Being a dad blogger, I get all kinds of questions. So, today, I’d like to take some time to address a particularly good one.
The question: Don’t you worry about what you write about your children?
Yes, but mostly no. Allow me to explain.
I’m pretty selective about what I share. On one hand, I write for the entertainment of the reader, so I’m careful not to present something that could degrade my children. On the other hand, I’m a parent, not a parenting expert, so I’m OK degrading myself for a cheap laugh.
The rule of thumb: if it’s going to get them beaten up, broken up with, or potentially used as evidence then I don’t write about it.
I cannot bring myself to create a false highlight reel. It is far too easy to create an image of perfection by only sharing what is neat and tidy. Life is not tidy. Life has challenges and rewards. It would be irresponsible of me to create an image that wasn’t true.
This false sense of reality is the same reason I do not linger on social media as much anymore. Too often you see great thing after great thing posted by people, leaving yourself wondering why you don’t have the same win-win ratio. What you don’t see is the whole picture, the debt behind the new car, the 80-hour work weeks to pay for the Costa Rican vacation.
Equally true, when someone uses social media solely as an outlet for venting and complaint, then the reader misses the moments of joy that made the day bearable. Life is most beautiful when we see the whole picture, imperfections and all, and I hope readers and my kids alike can see an honest snapshot of our life at this time.
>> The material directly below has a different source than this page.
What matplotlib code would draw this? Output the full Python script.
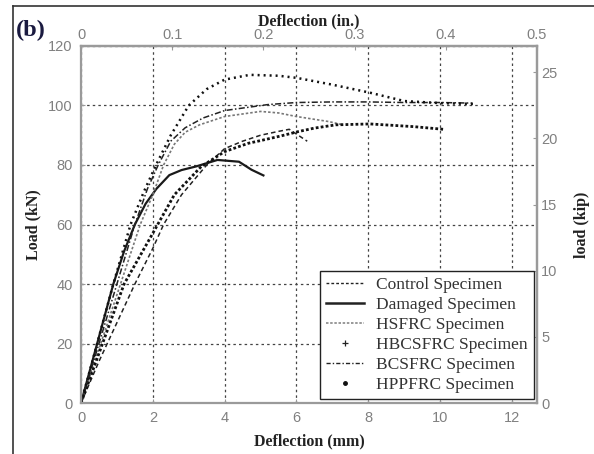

Most importantly, I hope that regardless of my topic my tone is always respectful of my kids. They are amazing human beings, and I hope one day they are able to look back at what I wrote and know that the highs and lows they have as adults are some of the same that their dad did. And hopefully, like me, they’ll do their best and laugh at themselves often.
All of this being said, though, I do have to say that there is a certain power to being able to tell my kids, “I love and cherish you, but if you poop on the floor again people will read about it.”